» **Exercise goal**:
How many lines in the listing below include the word "React"? Answer with the number and nothing else.

---

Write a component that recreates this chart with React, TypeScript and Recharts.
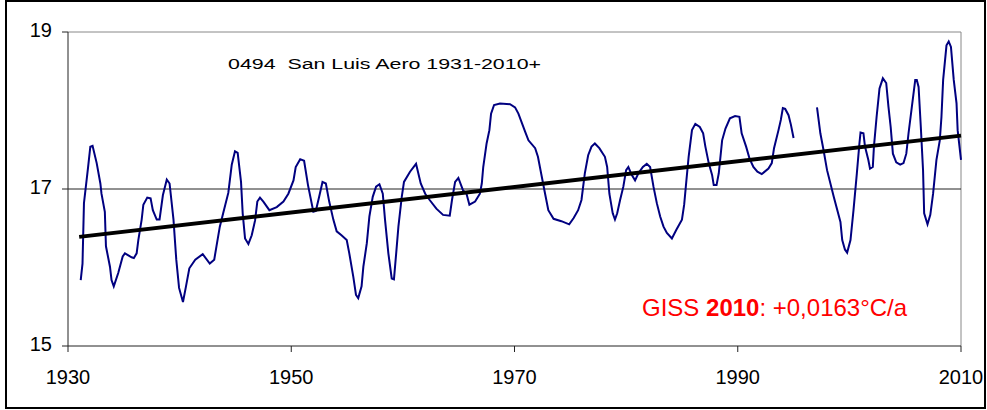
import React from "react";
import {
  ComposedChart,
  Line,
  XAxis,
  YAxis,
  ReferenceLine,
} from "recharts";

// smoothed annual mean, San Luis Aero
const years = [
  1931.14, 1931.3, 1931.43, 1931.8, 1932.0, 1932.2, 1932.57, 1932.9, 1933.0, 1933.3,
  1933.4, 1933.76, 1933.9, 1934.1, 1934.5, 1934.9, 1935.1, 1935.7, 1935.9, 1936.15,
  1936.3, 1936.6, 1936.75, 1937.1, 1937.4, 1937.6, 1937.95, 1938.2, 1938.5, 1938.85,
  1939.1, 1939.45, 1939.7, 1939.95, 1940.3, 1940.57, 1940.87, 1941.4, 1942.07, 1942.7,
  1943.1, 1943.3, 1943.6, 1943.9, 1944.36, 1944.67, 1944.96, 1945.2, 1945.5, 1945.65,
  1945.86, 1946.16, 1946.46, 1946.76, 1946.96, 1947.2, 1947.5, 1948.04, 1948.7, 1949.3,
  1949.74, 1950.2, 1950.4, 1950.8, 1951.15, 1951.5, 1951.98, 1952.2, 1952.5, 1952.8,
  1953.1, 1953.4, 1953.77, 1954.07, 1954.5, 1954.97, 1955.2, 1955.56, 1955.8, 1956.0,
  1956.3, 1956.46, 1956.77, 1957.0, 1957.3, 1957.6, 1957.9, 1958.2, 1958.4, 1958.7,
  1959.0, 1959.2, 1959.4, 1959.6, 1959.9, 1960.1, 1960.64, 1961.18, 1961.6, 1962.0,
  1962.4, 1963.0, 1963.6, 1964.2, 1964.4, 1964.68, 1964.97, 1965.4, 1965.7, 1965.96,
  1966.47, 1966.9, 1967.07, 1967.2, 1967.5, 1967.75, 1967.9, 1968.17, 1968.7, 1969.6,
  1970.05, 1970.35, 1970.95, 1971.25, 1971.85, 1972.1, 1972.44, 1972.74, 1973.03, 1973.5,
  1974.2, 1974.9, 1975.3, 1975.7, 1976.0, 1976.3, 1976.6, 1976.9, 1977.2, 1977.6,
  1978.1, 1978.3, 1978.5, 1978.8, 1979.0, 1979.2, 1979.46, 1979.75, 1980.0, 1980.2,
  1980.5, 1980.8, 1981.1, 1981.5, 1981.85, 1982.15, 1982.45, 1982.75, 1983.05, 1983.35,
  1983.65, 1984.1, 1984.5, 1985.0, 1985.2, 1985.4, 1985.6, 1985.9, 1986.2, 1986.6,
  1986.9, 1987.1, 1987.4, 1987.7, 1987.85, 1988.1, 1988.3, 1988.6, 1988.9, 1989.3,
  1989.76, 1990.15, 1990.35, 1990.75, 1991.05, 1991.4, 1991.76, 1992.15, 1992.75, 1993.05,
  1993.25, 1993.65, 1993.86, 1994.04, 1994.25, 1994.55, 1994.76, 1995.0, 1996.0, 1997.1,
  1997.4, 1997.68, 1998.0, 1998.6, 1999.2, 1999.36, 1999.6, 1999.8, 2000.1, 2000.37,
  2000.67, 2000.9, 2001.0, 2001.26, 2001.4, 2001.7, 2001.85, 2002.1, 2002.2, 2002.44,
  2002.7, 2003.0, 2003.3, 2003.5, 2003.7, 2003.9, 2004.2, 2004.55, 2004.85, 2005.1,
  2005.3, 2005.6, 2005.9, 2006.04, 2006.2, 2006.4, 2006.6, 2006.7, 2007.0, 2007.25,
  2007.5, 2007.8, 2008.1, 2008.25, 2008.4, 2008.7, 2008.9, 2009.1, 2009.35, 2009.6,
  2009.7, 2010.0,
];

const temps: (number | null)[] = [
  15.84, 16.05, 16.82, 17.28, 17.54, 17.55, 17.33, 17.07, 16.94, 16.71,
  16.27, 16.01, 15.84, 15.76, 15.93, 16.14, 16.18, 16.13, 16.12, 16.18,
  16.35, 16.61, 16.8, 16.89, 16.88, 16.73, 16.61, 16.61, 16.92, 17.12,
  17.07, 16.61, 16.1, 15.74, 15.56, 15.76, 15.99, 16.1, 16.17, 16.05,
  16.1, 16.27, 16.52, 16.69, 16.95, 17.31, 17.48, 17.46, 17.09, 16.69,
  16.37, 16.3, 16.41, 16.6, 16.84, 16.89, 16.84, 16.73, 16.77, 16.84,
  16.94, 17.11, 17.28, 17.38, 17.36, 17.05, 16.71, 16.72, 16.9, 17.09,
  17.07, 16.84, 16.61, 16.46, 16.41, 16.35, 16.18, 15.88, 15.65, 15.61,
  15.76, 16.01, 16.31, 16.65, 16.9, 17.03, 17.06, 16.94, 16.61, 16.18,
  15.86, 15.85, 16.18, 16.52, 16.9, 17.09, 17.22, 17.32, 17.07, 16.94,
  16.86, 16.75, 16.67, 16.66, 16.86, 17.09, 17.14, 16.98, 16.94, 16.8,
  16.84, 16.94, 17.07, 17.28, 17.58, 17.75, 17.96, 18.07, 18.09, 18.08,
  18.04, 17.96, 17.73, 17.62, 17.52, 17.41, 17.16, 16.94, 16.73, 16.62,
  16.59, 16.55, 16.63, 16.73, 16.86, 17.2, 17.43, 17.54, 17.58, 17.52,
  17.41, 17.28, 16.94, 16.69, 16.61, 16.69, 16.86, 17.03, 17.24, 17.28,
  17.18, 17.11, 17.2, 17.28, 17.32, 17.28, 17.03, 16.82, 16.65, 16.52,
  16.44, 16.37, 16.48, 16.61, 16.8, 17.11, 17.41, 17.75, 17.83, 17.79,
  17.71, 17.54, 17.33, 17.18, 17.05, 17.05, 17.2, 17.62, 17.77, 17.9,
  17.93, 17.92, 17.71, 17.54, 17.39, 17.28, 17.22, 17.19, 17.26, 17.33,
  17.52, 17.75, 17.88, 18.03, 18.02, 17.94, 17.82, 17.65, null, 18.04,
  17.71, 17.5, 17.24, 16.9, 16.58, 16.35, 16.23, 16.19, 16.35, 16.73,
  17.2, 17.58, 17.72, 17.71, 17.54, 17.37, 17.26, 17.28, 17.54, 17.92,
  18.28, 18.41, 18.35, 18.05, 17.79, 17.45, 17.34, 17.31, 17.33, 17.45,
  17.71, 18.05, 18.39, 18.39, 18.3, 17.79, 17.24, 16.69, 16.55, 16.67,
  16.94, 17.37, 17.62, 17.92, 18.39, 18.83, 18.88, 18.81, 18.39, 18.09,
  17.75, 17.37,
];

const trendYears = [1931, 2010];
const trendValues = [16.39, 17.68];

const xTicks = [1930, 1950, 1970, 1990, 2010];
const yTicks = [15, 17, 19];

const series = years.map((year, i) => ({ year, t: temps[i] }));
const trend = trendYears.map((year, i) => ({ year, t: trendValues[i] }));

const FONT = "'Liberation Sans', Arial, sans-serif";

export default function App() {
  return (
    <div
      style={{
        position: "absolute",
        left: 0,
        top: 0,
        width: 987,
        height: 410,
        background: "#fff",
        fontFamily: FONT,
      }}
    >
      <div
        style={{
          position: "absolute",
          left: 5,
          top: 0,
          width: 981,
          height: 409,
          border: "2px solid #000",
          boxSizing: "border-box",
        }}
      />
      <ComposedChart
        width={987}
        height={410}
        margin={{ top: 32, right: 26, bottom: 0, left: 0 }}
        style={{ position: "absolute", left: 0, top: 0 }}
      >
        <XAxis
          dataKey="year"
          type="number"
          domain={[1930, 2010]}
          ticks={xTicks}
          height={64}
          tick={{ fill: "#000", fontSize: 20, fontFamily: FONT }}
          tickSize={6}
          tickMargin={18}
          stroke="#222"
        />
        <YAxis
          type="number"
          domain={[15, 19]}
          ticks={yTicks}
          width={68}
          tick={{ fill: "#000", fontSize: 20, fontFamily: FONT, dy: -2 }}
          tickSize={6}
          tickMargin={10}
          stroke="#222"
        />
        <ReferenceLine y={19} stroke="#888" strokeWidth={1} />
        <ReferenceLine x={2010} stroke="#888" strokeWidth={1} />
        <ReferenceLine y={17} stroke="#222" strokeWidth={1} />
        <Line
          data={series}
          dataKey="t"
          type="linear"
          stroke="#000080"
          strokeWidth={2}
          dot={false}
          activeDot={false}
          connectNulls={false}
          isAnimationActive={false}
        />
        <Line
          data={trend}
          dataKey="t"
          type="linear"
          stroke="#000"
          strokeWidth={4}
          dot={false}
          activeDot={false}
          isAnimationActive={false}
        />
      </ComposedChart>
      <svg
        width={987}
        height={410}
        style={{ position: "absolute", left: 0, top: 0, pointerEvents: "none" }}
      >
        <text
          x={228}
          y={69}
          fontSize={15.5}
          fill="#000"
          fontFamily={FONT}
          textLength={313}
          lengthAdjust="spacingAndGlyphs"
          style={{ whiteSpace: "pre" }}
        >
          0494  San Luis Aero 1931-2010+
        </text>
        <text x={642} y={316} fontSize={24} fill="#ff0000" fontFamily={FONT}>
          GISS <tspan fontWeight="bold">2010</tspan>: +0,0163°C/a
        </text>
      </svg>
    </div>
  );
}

---

» **Response for this exercise**:
2